## START RAW DATA
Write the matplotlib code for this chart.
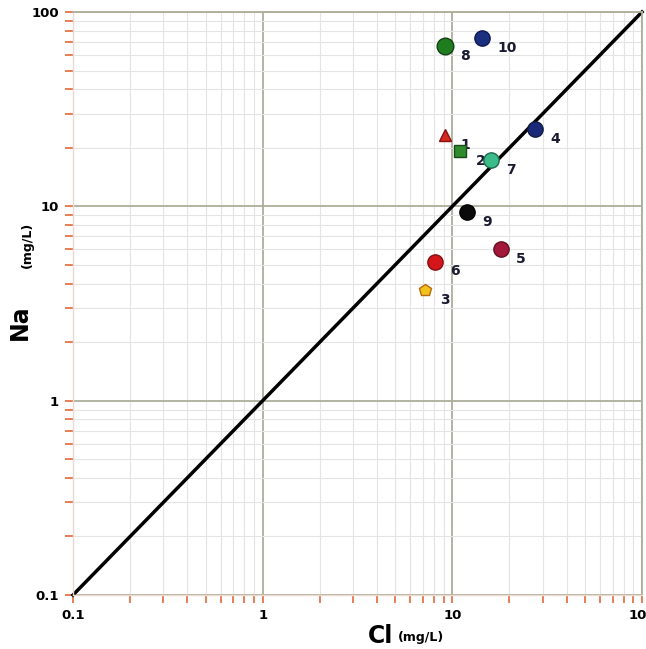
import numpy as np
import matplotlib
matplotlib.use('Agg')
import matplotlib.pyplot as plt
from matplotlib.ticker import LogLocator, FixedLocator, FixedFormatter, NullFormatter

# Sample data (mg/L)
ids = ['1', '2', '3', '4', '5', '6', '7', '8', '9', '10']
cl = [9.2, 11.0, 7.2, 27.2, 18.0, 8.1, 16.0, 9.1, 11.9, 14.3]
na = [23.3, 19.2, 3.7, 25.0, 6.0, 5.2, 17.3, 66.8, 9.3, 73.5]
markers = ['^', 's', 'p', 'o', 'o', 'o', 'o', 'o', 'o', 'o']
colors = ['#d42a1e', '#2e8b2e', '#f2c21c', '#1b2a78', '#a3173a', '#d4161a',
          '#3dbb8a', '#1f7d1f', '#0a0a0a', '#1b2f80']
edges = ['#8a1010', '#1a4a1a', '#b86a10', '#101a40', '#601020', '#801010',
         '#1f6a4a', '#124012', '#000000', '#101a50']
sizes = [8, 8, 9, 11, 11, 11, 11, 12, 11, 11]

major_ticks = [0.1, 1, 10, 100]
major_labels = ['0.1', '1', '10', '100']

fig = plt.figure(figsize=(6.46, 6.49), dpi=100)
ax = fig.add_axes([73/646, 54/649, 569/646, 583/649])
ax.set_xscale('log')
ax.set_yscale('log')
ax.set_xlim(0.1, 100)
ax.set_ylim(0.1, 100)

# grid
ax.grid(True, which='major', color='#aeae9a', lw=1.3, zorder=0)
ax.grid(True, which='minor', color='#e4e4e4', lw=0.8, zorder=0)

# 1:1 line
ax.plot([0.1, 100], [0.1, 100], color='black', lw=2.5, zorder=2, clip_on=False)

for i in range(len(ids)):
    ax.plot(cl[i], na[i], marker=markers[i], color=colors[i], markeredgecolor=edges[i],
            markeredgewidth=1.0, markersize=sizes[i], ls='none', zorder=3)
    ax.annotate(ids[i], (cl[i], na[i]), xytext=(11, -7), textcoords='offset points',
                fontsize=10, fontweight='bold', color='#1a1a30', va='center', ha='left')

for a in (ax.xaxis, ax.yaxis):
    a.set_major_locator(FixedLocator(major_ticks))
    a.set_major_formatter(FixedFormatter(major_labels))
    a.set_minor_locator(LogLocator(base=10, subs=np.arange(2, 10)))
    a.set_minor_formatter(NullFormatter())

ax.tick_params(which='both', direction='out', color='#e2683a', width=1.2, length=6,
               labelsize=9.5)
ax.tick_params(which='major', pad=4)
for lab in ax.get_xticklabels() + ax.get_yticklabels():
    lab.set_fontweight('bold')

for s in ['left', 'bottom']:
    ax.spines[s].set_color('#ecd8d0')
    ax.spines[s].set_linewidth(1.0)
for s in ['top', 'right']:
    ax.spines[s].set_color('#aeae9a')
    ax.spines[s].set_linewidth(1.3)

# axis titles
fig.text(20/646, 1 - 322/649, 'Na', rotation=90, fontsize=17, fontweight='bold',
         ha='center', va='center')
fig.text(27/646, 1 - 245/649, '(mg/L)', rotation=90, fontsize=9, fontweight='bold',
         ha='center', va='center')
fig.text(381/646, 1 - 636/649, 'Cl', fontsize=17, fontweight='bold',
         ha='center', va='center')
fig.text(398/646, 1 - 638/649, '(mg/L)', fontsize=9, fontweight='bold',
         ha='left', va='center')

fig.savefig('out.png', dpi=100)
## END RAW DATA
▶ SET TASK: Among the lines of the material, find those that hold the word "matplotlib" and copy them.

▶ TASK SOLUTION:
Write the matplotlib code for this chart.
import matplotlib
matplotlib.use('Agg')
import matplotlib.pyplot as plt
from matplotlib.ticker import LogLocator, FixedLocator, FixedFormatter, NullFormatter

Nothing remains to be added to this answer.